The patterns established in childhood of confronting a formidable matriarch while admiring her fierce skills as a feminist, educator and businesswoman became the very template of Roy’s public life
She moved to Goa with her boyfriend after graduating. However, his love was too stable; it ‘disconcerted’ her. The trauma of her decision to leave him tore her apart, though she could not explain it either to herself or to him.
Then came her foray into films and her marriage to Pradeep, the filmmaker. She formed a bond with his children, accepting her role as a stepmother.
Both left filmmaking. Pradeep became a desert ecologist and scholar and spent long periods away. Roy started her writing journey. It suited them and it lasted decades. During this time, she reconciled with her mother. The matriarch, back in Kerala, bought plots of land around her school, gentrifying Kottayam (though Roy does not use that word).

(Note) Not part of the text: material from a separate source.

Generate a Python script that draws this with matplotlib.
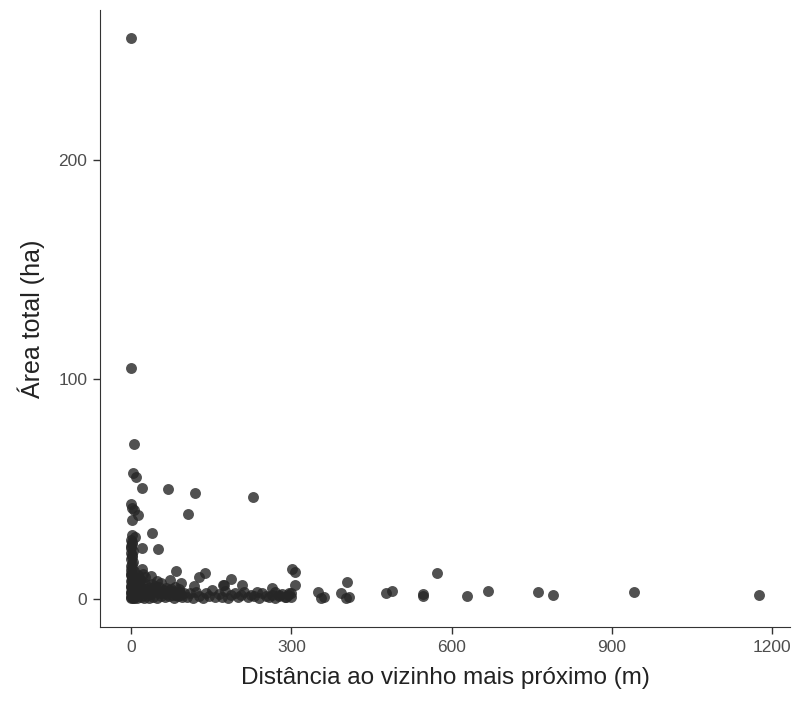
import matplotlib.pyplot as plt

plt.rcParams['font.family'] = ['Liberation Sans', 'DejaVu Sans']

# scattered points (distance m, area ha)
dist_out = [0, 0, 5, 3, 9, 21, 69, 120, 229, 106, 0, 2, 6, 13, 1, 39, 2, 7, 20, 51, 0,
            85, 138, 127, 188, 73, 94, 38, 207, 173, 117, 302, 306, 307, 174]
area_out = [255.6, 105, 70.6, 57.3, 55.4, 50.7, 50.1, 48.4, 46.6, 38.6, 43.3, 41.3, 40.5, 38.3, 36,
            29.8, 29, 28.4, 23.4, 22.6, 23, 12.6, 12, 10.2, 9.1, 8.5, 7.1, 10.5, 6.2, 6.2, 6,
            13.8, 12.1, 6.2, 6.4]

dist_far = [236, 264, 270, 296, 277, 290, 299, 349, 356, 362, 393, 402, 408, 404, 478, 488,
            547, 547, 572, 629, 668, 761, 789, 941, 1175]
area_far = [3.3, 4.9, 3.3, 2.6, 1.8, 1.0, 2.6, 3.0, 0.3, 1.0, 2.6, 0.6, 1.0, 7.9, 2.9, 3.8,
            2.1, 1.5, 11.7, 1.2, 3.8, 3.0, 1.7, 3.0, 1.7]

# dense column next to zero distance
dist_col = [0, 0, 1, 0, 2, 1, 0, 3, 0, 1, 2, 0, 1, 0, 2, 0, 1, 3, 0, 2, 1, 0, 4, 0, 1, 2, 0, 3, 1, 0,
            2, 0, 1, 3, 0]
area_col = [0.2, 1, 2, 3, 4, 5, 6, 7, 8, 9, 10, 11, 12, 13, 14, 15, 16, 17, 18, 19, 20, 21, 22, 24,
            25, 26, 27, 0.5, 1.5, 2.5, 3.5, 5.5, 7.5, 9.5, 11.5]

# dense patch up to ~100 m
dist_near = [5, 8, 12, 15, 18, 22, 25, 28, 6, 10, 14, 19, 24, 29, 7, 11, 16, 21, 27, 9, 13, 17, 23,
             5, 20, 26, 33, 37, 41, 45, 49, 53, 57, 61, 35, 39, 44, 48, 52, 56, 64, 68, 72, 76, 80,
             84, 88, 92, 96, 99, 66, 74, 82, 90, 31, 43, 59, 70, 78, 86, 94]
area_near = [0.5, 1.2, 0.3, 2.1, 0.8, 1.6, 0.4, 2.8, 3.5, 4.2, 3.1, 5.0, 3.8, 4.6, 6.2, 7.5, 5.8,
             8.1, 6.6, 9.4, 10.8, 9.0, 11.5, 12.5, 13.6, 10.2, 0.6, 2.2, 1.0, 3.4, 0.4, 2.6, 1.4,
             4.0, 5.2, 7.0, 6.1, 8.2, 5.5, 7.4, 0.8, 2.4, 1.1, 3.6, 0.5, 2.0, 1.3, 3.0, 0.7, 2.5,
             5.0, 4.6, 5.3, 4.4, 1.8, 4.8, 2.9, 3.9, 1.7, 3.2, 1.9]

# lower band 100-300 m
dist_mid = [104, 110, 116, 122, 128, 134, 140, 146, 152, 158, 164, 170, 176, 182, 188, 194, 200,
            206, 212, 218, 224, 230, 240, 246, 252, 258, 264, 270, 276, 282, 288, 294, 300]
area_mid = [1.0, 2.5, 0.4, 3.2, 1.5, 0.6, 2.8, 1.2, 4.0, 0.8, 2.2, 1.0, 3.5, 0.5, 1.8, 2.9, 0.9,
            1.6, 3.3, 0.7, 2.0, 1.1, 0.6, 2.6, 1.4, 0.8, 1.9, 0.5, 1.3, 2.4, 0.7, 1.8, 1.0]

x = dist_out + dist_far + dist_col + dist_near + dist_mid
y = area_out + area_far + area_col + area_near + area_mid

fig = plt.figure(figsize=(7.96, 7.04), dpi=100)
ax = fig.add_axes([100 / 796, 1 - 627 / 704, 690 / 796, 617 / 704])
ax.scatter(x, y, s=62, color='#262626', alpha=0.8, linewidths=0)

ax.set_xlim(-58, 1233)
ax.set_ylim(-12.8, 268.3)
ax.set_xticks([0, 300, 600, 900, 1200])
ax.set_yticks([0, 100, 200])
ax.tick_params(labelsize=12.5, labelcolor='#4d4d4d', color='#333333', length=5, width=1, pad=4)
for side in ['top', 'right']:
    ax.spines[side].set_visible(False)
for side in ['left', 'bottom']:
    ax.spines[side].set_color('#333333')
ax.set_xlabel('Distância ao vizinho mais próximo (m)', fontsize=17.5, color='#222222', labelpad=9)
ax.set_ylabel('Área total (ha)', fontsize=18, color='#222222', labelpad=10)

fig.savefig('out.png', dpi=100)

This intricate personal history is the forge that shaped Roy’s political identity. The patterns established in childhood of confronting a formidable matriarch while admiring her fierce skills as a feminist, educator and businesswoman became the very template of Roy’s public life.
Antagonising nationalism
Perhaps Roy assumes the role of antagonist to the Indian right because of her familiarity with it. She played this role as a child, an innocent child steamrolled into being a villain.
By the late 1990s, she had established herself as a fiction writer, but it was her political writing that riled the right more. Her first major essay was ‘The End of Imagination’, published in 1998.
Again, connected to her childhood trauma, she did not want to be a safe fiction author. Critics asked what she was writing: was it academic, critical or a travelogue? Hindu nationalists abhor Roy for seeing humanity in Kashmiris, Maoists and Narmada Valley dam defenders.
Roy preserves her commitment to those on the frontlines of the very struggles she writes about. She tenderly writes about her late friend, Professor G N Saibaba, the disabled human rights activist and former Delhi University professor who was imprisoned for years under India’s draconian anti-terror laws. She is saving a jar of mango pickle he gave her and vows to keep it with her until she dies. She says maybe her readers are saving her from a similar destiny inflicted on dissenters by the State.
Discomfort zone
The abuse hurled at her by critics on the right take her back to the only childhood she knows, one rife with her mother’s insults. Her mother called her ‘prostitute’, ‘keep’, ‘bitch’ and draws the parallel in being called ‘that woman’ by her critics now. She jokes that she refers to herself as a hooker who won the Booker.
The liberal foundations of the mother and daughter’s activism can be acknowledged, yet it is their conscious departure from that comfort zone that defines them. Mrs Roy provided a difficult but formative training ground. Roy is now setting up these grounds for herself again and again by rallying against the Hindu nationalists without inhibition.